Learn English – Are academics considered “experts”, “professionals”, or both in their scientific field

word-usage

I wrote a proposal for a survey to be conducted at a conference in the field of requirements engineering. I decided that all attendants at the conference, both the ones coming from industry and ones coming from academia, will be a good target population. I don't remember which word I used in the proposal, "RE experts" or "RE professionals" or both, because for me, both words apply to anybody who attends a conference in the field and are practically synonyms in this context.

In one of the reviews, the reviewer seems to make a distinction:

For example, the RQ’s talk about the RE community and RE experts rather than professionals (e.g., what about researchers who may be experts but not professionals)

So my questions are

  1. what is the actual distinction between an expert and a professional in such a setting?
  2. Why would an academic researcher not be considered a professional?

This is maybe clear to native English speakers, but not to me, and I will probably have to use the terms frequently in my thesis, so I need the clarification.

Best Answer

A professor of medicine has usually gained considerable expertise in his field (e.g. not every cardiologist becomes a Professor of Cardiology).

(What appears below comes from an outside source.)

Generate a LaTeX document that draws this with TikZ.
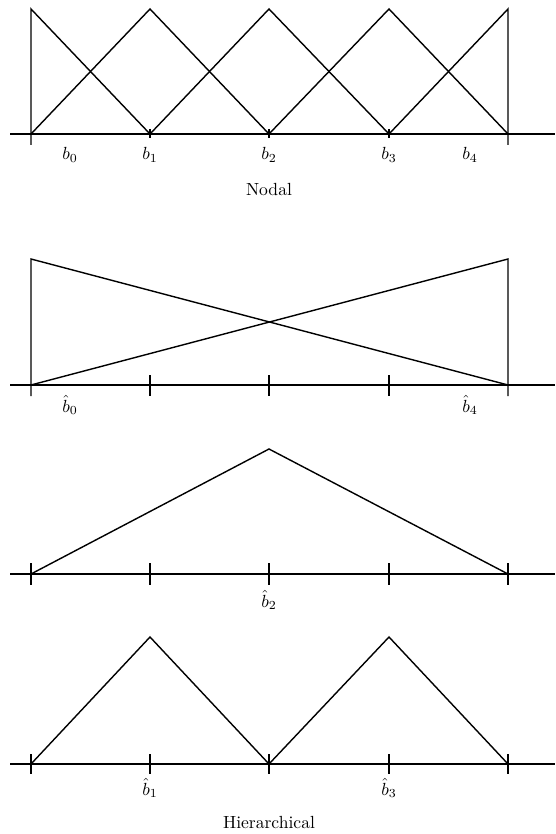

In addition, most professors of medicine still do medicine in a limited manner, usually in a teaching setting.

The same with surgery: there are those who do it for their living, and those who, after having done it, choose to go into academics and become professors.

In medicine, an "expert" is someone who sub-specializes in one field (or, rarely, two), because the field of medicine is too broad to b an expert in the whole. There are general surgeons, and while they may be expert, in this context, it means very skilled. Among sub-specialties in surgery are thoracic surgery, neurosurgery or heart surgery. They need not be professors (in fact, practitioners usually make far more money than Professors.) Some, though, place knowledge above practice, and become Professors/researchers at leading medical institutions (Johns Hopkins or Harvard).

I don't see that this helps you. I'd say, though, that professors are academics while both are experts in their fields.

I am a practitioner in a general field. I do not consider myself an expert, although it took me an additional 4 years of studying after becoming a doctor to become board certified in my field. The sub-specialists usually put in seven years or more.